**DIRECTION**. Write every line out verbatim and omit the pictures.

— start of MATERIAL PROVIDED —

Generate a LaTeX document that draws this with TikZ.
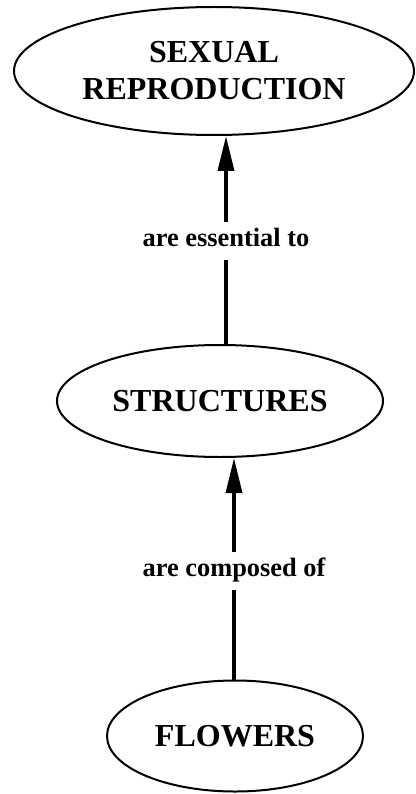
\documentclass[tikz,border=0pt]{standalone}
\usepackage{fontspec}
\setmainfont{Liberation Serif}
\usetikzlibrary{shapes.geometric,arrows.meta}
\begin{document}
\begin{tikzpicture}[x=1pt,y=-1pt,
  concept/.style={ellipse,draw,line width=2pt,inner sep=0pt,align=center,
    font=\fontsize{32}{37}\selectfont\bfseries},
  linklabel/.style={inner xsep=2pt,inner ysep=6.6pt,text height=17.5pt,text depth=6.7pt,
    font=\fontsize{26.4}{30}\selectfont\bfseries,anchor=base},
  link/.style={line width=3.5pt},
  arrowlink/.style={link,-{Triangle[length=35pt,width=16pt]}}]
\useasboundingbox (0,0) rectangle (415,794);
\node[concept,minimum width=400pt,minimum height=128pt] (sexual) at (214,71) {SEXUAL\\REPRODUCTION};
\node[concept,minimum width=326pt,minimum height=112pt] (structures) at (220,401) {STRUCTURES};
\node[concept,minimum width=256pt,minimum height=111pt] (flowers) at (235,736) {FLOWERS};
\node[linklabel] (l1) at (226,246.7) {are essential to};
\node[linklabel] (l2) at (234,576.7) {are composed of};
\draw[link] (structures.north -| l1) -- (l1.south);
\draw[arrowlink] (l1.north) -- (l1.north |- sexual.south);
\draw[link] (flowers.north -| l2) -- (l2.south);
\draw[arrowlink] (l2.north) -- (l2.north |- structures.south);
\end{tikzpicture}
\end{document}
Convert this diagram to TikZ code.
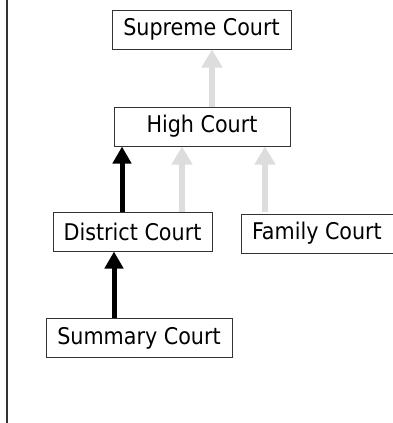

— end of MATERIAL PROVIDED —

**WRITTEN SOLUTION**.
Generate a LaTeX document that draws this with TikZ.
\documentclass[tikz,border=0pt]{standalone}
\usepackage{fontspec}
\setmainfont{Liberation Serif}
\usetikzlibrary{shapes.geometric,arrows.meta}
\begin{document}
\begin{tikzpicture}[x=1pt,y=-1pt,
  concept/.style={ellipse,draw,line width=2pt,inner sep=0pt,align=center,
    font=\fontsize{32}{37}\selectfont\bfseries},
  linklabel/.style={inner xsep=2pt,inner ysep=6.6pt,text height=17.5pt,text depth=6.7pt,
    font=\fontsize{26.4}{30}\selectfont\bfseries,anchor=base},
  link/.style={line width=3.5pt},
  arrowlink/.style={link,-{Triangle[length=35pt,width=16pt]}}]
\useasboundingbox (0,0) rectangle (415,794);
\node[concept,minimum width=400pt,minimum height=128pt] (sexual) at (214,71) {SEXUAL\\REPRODUCTION};
\node[concept,minimum width=326pt,minimum height=112pt] (structures) at (220,401) {STRUCTURES};
\node[concept,minimum width=256pt,minimum height=111pt] (flowers) at (235,736) {FLOWERS};
\node[linklabel] (l1) at (226,246.7) {are essential to};
\node[linklabel] (l2) at (234,576.7) {are composed of};
\draw[link] (structures.north -| l1) -- (l1.south);
\draw[arrowlink] (l1.north) -- (l1.north |- sexual.south);
\draw[link] (flowers.north -| l2) -- (l2.south);
\draw[arrowlink] (l2.north) -- (l2.north |- structures.south);
\end{tikzpicture}
\end{document}
Convert this diagram to TikZ code.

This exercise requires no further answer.